Whether made as an apotropaic gesture or worn as an amulet, the mano fico is used for magical protection against the evil eye. In this it resembles other hand gestures and hand images that ward off evil, including the hamsa hand, the eye-in-hand, the mano cornuta (horned hand), and the interlocked thumb gesture. A regionally popular amulet, it is primarily found in Italy and in America among descendents of Italian immigrants. It also shows up on a Peruvian package amulet and in a South American charm vial, both reflecting colonial European influences.
The mano fico shown here is a modern pewter reproduction of a 19th century silver amulet, probably from the area around Naples, where such charms were extremely popular. Older Neapolitan mano fico charms were also carved of blood coral.

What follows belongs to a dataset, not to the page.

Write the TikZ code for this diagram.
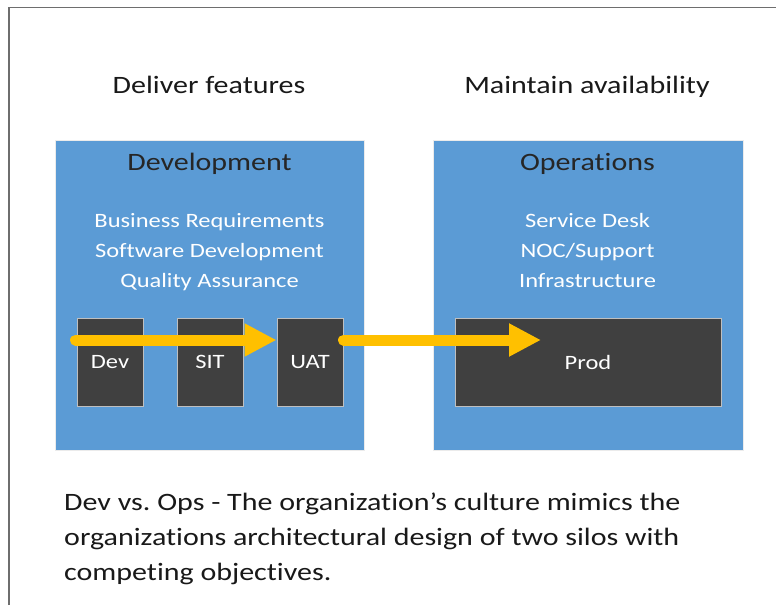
\documentclass[tikz,border=0pt]{standalone}
\usepackage{fontspec}
\setmainfont{Carlito}[Ligatures=NoCommon,FakeStretch=1.2]
\usetikzlibrary{arrows.meta}
\definecolor{silo}{HTML}{5B9BD5}
\definecolor{env}{HTML}{404040}
\definecolor{flow}{HTML}{FFC000}
\definecolor{frame}{HTML}{6E6E6E}
\begin{document}
\frenchspacing
\begin{tikzpicture}[x=1pt,y=-1pt,
  silobox/.style={fill=silo,draw=black!8,line width=1.2pt,anchor=north west,inner sep=0pt},
  envbox/.style={fill=env,draw=black!25,line width=1pt,text=white,font=\fontsize{20.4}{24}\selectfont,inner sep=0pt},
  heading/.style={font=\fontsize{25}{30}\selectfont,text=black!90,anchor=base,inner sep=0pt},
  silotitle/.style={font=\fontsize{25}{30}\selectfont,text=black!85,anchor=base,inner sep=0pt},
  silolist/.style={font=\fontsize{20.4}{25}\selectfont,text=white,anchor=base,inner sep=0pt},
  flowarrow/.style={draw=flow,line width=11pt,line cap=round,-{Triangle[length=32pt,width=31pt]}}]
\useasboundingbox (0,0) rectangle (776,605);
\fill[white] (0,0) rectangle (776,605);
\draw[frame,line width=1.6pt] (9,605) -- (9,7.5) -- (776,7.5);
% headings
\node[heading] (h1) at (209,93) {Deliver features};
\node[heading] (h2) at (587,93) {Maintain availability};
% silos
\node[silobox,minimum width=309pt,minimum height=310pt] (dev) at (55,140) {};
\node[silobox,minimum width=310pt,minimum height=310pt] (ops) at (433,140) {};
\node[silotitle] (devt) at (209.5,170) {Development};
\node[silotitle] (opst) at (587.5,170) {Operations};
\node[silolist] (devl1) at (209.5,227) {Business Requirements};
\node[silolist] (devl2) at (209.5,257) {Software Development};
\node[silolist] (devl3) at (209.5,287) {Quality Assurance};
\node[silolist] (opsl1) at (587.5,227) {Service Desk};
\node[silolist] (opsl2) at (587.5,257) {NOC/Support};
\node[silolist] (opsl3) at (587.5,287) {Infrastructure};
% environments
\node[envbox,minimum width=66pt,minimum height=88pt] (e1) at (110,362) {Dev};
\node[envbox,minimum width=66pt,minimum height=88pt] (e2) at (210,362) {SIT};
\node[envbox,minimum width=66pt,minimum height=88pt] (e3) at (310,362) {UAT};
\node[envbox,minimum width=266pt,minimum height=88pt] (e4) at (588,362) {Prod};
% flow arrows
\coordinate (s1) at (75.5,340);
\coordinate (t2) at (541,340);
\draw[flowarrow] (s1) -- (s1 -| e3.west);
\draw[flowarrow] (e3.east |- s1) -- (t2);
% caption
\node[anchor=base west,align=left,font=\fontsize{25}{35}\selectfont,text=black!90,inner sep=0pt] (cap) at (64,580)
 {Dev vs. Ops - The organization’s culture mimics the\\organizations architectural design of two silos with\\competing objectives.};
\end{tikzpicture}
\end{document}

The evil eye is believed to harm nursing mothers and their babies, bearing fruit trees, milking animals, and the sperm of men -- the forces of generation. The Neapolitan custom of making mano fico charms from silver (sacred to the moon goddess Luna) and blood coral (sacred to the sea goddess Venus) hints at the cultural survival of a link between the vulva gesture and ancient Roman goddess worship. In addition, i do not think that it is too far a conceptual leap from the blood coral fico hand of Italy to the red jasper Buckle of Isis amulet of ancient Egypt, in which "the blood of Isis" -- represented by her menstrual pad -- was worn for magical protection, especially by women. It may be that these charms, like the ubiquitous horseshoe, have cultural roots reaching back to the neolithic era, originating in an invocation of the protective and fertile vulva of a female deity who guarded against loss or damage to the generative power.